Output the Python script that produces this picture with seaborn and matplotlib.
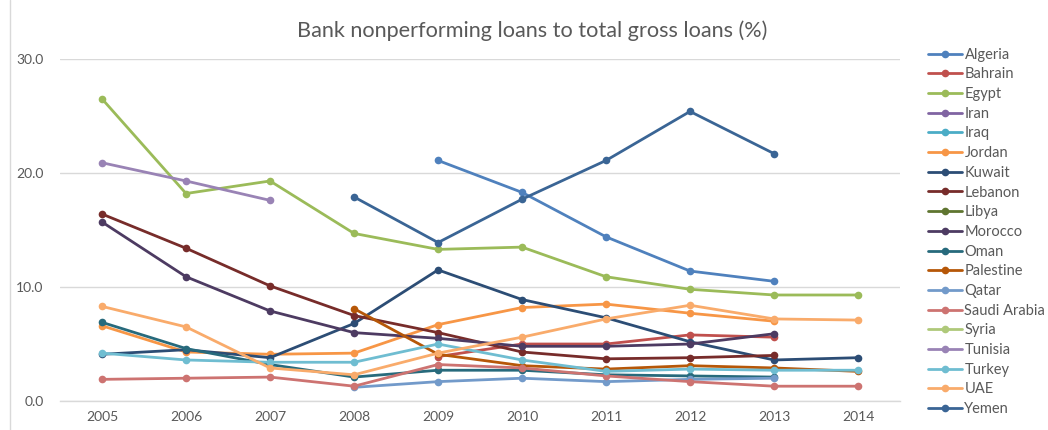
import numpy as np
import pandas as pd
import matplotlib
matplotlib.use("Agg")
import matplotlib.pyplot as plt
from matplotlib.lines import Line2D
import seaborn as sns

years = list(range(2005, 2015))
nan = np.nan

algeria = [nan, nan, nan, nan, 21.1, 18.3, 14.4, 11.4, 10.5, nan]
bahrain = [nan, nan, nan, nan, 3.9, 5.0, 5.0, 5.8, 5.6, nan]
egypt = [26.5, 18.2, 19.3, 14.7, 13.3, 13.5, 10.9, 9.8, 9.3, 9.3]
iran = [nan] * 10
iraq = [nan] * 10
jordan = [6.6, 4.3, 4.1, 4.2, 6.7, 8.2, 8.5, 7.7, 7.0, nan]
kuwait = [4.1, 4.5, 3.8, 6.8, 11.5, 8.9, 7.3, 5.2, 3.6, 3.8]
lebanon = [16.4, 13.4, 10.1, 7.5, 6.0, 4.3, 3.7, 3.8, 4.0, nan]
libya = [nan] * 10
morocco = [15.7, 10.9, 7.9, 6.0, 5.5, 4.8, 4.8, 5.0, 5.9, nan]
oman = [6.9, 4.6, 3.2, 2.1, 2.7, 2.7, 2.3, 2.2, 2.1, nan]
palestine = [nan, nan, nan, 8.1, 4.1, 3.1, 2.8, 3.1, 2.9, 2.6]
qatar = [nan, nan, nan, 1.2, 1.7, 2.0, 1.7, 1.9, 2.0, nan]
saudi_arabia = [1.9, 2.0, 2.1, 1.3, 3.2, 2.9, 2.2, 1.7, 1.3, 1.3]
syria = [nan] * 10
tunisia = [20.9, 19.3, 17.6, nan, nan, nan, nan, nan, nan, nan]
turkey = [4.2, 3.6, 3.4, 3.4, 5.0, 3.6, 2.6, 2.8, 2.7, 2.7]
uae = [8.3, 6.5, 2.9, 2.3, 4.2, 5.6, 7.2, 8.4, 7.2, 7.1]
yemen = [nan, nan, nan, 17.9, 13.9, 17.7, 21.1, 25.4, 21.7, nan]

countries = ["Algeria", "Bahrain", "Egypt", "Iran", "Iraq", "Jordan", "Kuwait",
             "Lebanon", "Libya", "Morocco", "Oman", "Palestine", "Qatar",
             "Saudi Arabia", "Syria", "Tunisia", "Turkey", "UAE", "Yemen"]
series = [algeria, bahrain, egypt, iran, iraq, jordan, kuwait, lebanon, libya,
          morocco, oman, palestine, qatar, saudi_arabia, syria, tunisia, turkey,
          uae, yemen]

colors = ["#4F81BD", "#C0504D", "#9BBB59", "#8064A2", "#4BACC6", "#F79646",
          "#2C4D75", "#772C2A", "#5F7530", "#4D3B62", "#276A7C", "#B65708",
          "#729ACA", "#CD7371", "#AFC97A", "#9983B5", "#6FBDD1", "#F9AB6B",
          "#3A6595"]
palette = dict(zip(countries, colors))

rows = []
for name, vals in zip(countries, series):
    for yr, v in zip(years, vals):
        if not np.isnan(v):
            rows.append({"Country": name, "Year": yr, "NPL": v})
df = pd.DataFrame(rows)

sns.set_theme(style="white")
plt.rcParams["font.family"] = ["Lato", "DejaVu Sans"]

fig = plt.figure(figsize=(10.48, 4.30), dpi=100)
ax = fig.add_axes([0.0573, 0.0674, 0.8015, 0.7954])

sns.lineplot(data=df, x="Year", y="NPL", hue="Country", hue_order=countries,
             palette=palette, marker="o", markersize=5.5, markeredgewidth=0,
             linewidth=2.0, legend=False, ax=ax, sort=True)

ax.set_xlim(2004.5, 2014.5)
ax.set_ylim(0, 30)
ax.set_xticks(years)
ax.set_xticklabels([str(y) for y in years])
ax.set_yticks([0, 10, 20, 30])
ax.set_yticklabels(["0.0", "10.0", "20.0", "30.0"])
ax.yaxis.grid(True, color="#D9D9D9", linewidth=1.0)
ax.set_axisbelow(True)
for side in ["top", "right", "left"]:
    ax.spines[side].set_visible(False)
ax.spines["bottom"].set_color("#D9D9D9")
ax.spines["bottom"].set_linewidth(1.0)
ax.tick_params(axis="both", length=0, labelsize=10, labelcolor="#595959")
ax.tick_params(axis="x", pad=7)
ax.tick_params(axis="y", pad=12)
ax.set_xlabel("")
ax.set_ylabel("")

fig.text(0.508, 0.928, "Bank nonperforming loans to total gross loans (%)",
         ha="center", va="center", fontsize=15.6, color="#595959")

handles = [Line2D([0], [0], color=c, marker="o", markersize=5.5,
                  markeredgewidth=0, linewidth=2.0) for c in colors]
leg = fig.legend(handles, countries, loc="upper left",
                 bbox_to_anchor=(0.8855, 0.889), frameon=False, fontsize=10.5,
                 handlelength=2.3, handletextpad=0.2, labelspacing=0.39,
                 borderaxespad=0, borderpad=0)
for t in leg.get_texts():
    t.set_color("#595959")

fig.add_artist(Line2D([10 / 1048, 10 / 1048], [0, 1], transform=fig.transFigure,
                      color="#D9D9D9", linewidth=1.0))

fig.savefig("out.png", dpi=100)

Task: Copy out the listing exactly as it stands, but not the pictures.

Expected answer:
Output the Python script that produces this picture with seaborn and matplotlib.
import numpy as np
import pandas as pd
import matplotlib
matplotlib.use("Agg")
import matplotlib.pyplot as plt
from matplotlib.lines import Line2D
import seaborn as sns

years = list(range(2005, 2015))
nan = np.nan

algeria = [nan, nan, nan, nan, 21.1, 18.3, 14.4, 11.4, 10.5, nan]
bahrain = [nan, nan, nan, nan, 3.9, 5.0, 5.0, 5.8, 5.6, nan]
egypt = [26.5, 18.2, 19.3, 14.7, 13.3, 13.5, 10.9, 9.8, 9.3, 9.3]
iran = [nan] * 10
iraq = [nan] * 10
jordan = [6.6, 4.3, 4.1, 4.2, 6.7, 8.2, 8.5, 7.7, 7.0, nan]
kuwait = [4.1, 4.5, 3.8, 6.8, 11.5, 8.9, 7.3, 5.2, 3.6, 3.8]
lebanon = [16.4, 13.4, 10.1, 7.5, 6.0, 4.3, 3.7, 3.8, 4.0, nan]
libya = [nan] * 10
morocco = [15.7, 10.9, 7.9, 6.0, 5.5, 4.8, 4.8, 5.0, 5.9, nan]
oman = [6.9, 4.6, 3.2, 2.1, 2.7, 2.7, 2.3, 2.2, 2.1, nan]
palestine = [nan, nan, nan, 8.1, 4.1, 3.1, 2.8, 3.1, 2.9, 2.6]
qatar = [nan, nan, nan, 1.2, 1.7, 2.0, 1.7, 1.9, 2.0, nan]
saudi_arabia = [1.9, 2.0, 2.1, 1.3, 3.2, 2.9, 2.2, 1.7, 1.3, 1.3]
syria = [nan] * 10
tunisia = [20.9, 19.3, 17.6, nan, nan, nan, nan, nan, nan, nan]
turkey = [4.2, 3.6, 3.4, 3.4, 5.0, 3.6, 2.6, 2.8, 2.7, 2.7]
uae = [8.3, 6.5, 2.9, 2.3, 4.2, 5.6, 7.2, 8.4, 7.2, 7.1]
yemen = [nan, nan, nan, 17.9, 13.9, 17.7, 21.1, 25.4, 21.7, nan]

countries = ["Algeria", "Bahrain", "Egypt", "Iran", "Iraq", "Jordan", "Kuwait",
             "Lebanon", "Libya", "Morocco", "Oman", "Palestine", "Qatar",
             "Saudi Arabia", "Syria", "Tunisia", "Turkey", "UAE", "Yemen"]
series = [algeria, bahrain, egypt, iran, iraq, jordan, kuwait, lebanon, libya,
          morocco, oman, palestine, qatar, saudi_arabia, syria, tunisia, turkey,
          uae, yemen]

colors = ["#4F81BD", "#C0504D", "#9BBB59", "#8064A2", "#4BACC6", "#F79646",
          "#2C4D75", "#772C2A", "#5F7530", "#4D3B62", "#276A7C", "#B65708",
          "#729ACA", "#CD7371", "#AFC97A", "#9983B5", "#6FBDD1", "#F9AB6B",
          "#3A6595"]
palette = dict(zip(countries, colors))

rows = []
for name, vals in zip(countries, series):
    for yr, v in zip(years, vals):
        if not np.isnan(v):
            rows.append({"Country": name, "Year": yr, "NPL": v})
df = pd.DataFrame(rows)

sns.set_theme(style="white")
plt.rcParams["font.family"] = ["Lato", "DejaVu Sans"]

fig = plt.figure(figsize=(10.48, 4.30), dpi=100)
ax = fig.add_axes([0.0573, 0.0674, 0.8015, 0.7954])

sns.lineplot(data=df, x="Year", y="NPL", hue="Country", hue_order=countries,
             palette=palette, marker="o", markersize=5.5, markeredgewidth=0,
             linewidth=2.0, legend=False, ax=ax, sort=True)

ax.set_xlim(2004.5, 2014.5)
ax.set_ylim(0, 30)
ax.set_xticks(years)
ax.set_xticklabels([str(y) for y in years])
ax.set_yticks([0, 10, 20, 30])
ax.set_yticklabels(["0.0", "10.0", "20.0", "30.0"])
ax.yaxis.grid(True, color="#D9D9D9", linewidth=1.0)
ax.set_axisbelow(True)
for side in ["top", "right", "left"]:
    ax.spines[side].set_visible(False)
ax.spines["bottom"].set_color("#D9D9D9")
ax.spines["bottom"].set_linewidth(1.0)
ax.tick_params(axis="both", length=0, labelsize=10, labelcolor="#595959")
ax.tick_params(axis="x", pad=7)
ax.tick_params(axis="y", pad=12)
ax.set_xlabel("")
ax.set_ylabel("")

fig.text(0.508, 0.928, "Bank nonperforming loans to total gross loans (%)",
         ha="center", va="center", fontsize=15.6, color="#595959")

handles = [Line2D([0], [0], color=c, marker="o", markersize=5.5,
                  markeredgewidth=0, linewidth=2.0) for c in colors]
leg = fig.legend(handles, countries, loc="upper left",
                 bbox_to_anchor=(0.8855, 0.889), frameon=False, fontsize=10.5,
                 handlelength=2.3, handletextpad=0.2, labelspacing=0.39,
                 borderaxespad=0, borderpad=0)
for t in leg.get_texts():
    t.set_color("#595959")

fig.add_artist(Line2D([10 / 1048, 10 / 1048], [0, 1], transform=fig.transFigure,
                      color="#D9D9D9", linewidth=1.0))

fig.savefig("out.png", dpi=100)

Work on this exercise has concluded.